◆ SET EXERCISE:
Read the listing below and copy out every line that holds "image".

◆ PROVIDED ENTRIES:
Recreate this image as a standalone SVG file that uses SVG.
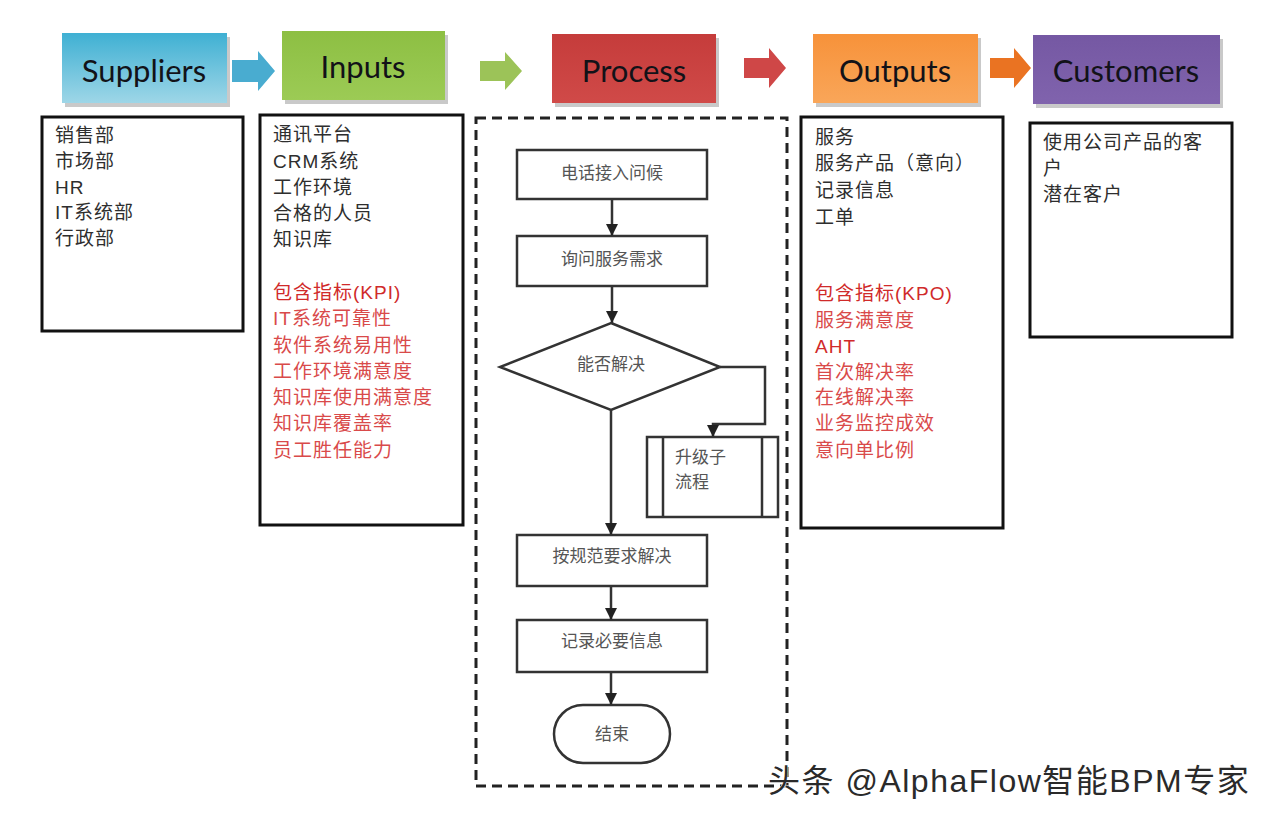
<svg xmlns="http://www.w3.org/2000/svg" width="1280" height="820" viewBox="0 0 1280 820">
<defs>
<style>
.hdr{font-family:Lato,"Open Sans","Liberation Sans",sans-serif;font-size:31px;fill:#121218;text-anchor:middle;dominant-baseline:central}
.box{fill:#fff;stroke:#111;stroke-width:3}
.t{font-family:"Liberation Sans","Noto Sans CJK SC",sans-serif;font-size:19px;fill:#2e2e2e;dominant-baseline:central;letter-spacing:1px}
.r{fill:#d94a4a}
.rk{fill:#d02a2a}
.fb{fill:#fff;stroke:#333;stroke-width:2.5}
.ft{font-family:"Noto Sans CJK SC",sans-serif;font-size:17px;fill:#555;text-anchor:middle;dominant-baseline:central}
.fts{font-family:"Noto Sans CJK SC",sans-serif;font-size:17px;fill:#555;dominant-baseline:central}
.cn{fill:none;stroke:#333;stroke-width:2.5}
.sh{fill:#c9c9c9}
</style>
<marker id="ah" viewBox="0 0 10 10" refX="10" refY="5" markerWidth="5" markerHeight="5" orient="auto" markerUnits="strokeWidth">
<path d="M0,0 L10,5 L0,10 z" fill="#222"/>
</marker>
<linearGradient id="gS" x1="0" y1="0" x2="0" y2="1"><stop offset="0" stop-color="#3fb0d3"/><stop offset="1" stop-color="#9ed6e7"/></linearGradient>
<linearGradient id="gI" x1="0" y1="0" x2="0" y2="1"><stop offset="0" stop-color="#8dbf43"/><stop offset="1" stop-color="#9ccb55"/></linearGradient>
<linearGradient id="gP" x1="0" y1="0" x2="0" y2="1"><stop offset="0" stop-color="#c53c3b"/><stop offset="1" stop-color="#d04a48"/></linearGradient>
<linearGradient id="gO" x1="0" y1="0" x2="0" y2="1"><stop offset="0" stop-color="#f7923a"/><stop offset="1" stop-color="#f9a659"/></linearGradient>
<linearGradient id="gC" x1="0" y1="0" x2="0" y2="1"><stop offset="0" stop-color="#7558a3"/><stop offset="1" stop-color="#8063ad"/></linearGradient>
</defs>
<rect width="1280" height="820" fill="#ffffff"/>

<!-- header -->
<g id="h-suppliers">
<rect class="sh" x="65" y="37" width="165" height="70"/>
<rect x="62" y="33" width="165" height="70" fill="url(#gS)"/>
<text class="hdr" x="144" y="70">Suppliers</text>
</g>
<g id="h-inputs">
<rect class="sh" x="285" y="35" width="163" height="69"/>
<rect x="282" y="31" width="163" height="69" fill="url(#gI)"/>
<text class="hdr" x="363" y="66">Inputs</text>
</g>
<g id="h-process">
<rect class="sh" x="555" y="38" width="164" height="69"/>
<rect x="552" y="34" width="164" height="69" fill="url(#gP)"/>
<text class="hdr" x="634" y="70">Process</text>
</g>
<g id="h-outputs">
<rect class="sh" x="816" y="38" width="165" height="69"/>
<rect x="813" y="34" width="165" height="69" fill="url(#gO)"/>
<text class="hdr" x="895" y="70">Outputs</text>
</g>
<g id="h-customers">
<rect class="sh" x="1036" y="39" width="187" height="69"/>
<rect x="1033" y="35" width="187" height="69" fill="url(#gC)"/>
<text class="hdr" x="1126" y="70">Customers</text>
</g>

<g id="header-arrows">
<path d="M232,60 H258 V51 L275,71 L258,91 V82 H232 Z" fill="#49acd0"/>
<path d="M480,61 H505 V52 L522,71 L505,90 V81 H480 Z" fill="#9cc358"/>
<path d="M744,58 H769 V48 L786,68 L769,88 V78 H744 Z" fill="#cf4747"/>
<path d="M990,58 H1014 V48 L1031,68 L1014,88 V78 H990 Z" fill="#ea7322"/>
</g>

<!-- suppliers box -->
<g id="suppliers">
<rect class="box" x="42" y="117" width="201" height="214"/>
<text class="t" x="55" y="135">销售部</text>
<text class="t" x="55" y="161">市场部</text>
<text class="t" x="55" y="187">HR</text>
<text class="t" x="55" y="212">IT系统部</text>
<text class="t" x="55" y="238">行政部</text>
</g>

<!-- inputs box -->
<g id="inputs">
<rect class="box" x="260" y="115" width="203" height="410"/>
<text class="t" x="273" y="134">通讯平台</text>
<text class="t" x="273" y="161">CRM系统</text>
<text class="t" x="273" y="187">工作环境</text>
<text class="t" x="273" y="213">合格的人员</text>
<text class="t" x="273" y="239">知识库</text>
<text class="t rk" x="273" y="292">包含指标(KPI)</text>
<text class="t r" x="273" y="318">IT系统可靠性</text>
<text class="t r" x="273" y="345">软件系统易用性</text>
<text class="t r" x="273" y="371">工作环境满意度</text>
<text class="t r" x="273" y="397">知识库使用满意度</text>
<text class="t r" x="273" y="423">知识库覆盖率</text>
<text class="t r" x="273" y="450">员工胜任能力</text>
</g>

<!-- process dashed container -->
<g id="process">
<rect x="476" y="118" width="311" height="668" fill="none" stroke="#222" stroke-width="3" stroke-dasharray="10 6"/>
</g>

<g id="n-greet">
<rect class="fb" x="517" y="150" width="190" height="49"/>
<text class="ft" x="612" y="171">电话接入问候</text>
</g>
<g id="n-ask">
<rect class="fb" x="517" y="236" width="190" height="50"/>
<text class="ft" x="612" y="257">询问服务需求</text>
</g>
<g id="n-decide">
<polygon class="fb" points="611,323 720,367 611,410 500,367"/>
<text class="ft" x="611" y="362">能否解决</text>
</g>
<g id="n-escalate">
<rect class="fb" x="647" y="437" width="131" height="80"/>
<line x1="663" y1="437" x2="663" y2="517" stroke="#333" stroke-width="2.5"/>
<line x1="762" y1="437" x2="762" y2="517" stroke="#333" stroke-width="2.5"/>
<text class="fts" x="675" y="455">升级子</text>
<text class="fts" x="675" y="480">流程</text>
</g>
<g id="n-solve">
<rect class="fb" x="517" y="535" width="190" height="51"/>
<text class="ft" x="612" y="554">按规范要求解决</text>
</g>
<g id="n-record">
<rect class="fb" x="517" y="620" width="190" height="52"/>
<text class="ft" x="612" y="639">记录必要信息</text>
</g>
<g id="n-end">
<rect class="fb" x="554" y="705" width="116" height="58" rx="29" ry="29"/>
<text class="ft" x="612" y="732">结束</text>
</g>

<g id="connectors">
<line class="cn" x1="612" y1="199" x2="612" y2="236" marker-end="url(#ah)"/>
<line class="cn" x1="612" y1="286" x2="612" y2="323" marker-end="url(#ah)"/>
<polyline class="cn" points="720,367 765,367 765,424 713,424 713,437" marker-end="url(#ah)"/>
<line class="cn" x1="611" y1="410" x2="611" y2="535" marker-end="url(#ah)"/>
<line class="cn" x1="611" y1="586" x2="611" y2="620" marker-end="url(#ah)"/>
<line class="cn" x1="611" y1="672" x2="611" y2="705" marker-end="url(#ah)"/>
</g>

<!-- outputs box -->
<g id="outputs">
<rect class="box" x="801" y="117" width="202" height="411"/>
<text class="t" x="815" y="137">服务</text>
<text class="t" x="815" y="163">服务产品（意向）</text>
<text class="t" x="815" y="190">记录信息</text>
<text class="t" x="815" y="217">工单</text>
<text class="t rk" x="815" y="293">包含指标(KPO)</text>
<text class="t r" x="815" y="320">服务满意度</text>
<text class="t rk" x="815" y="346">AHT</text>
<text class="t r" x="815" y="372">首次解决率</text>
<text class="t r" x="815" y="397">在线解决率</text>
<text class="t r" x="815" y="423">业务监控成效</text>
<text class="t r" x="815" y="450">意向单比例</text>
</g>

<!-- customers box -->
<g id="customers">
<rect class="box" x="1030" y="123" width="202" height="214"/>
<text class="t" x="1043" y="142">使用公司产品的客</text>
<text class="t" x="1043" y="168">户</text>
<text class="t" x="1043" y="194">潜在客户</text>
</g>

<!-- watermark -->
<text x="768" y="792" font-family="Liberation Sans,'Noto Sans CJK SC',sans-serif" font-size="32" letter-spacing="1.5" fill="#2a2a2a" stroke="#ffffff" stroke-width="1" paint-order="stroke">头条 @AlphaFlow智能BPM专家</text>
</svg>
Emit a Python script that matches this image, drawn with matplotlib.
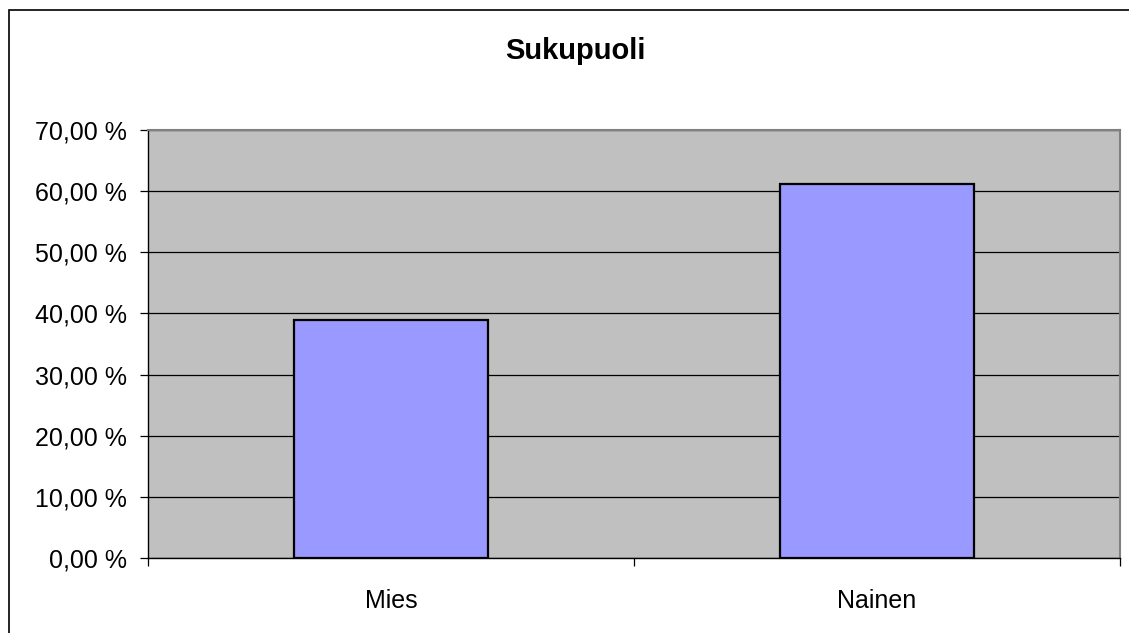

◆ THE ANSWER:
Recreate this image as a standalone SVG file that uses SVG.
Emit a Python script that matches this image, drawn with matplotlib.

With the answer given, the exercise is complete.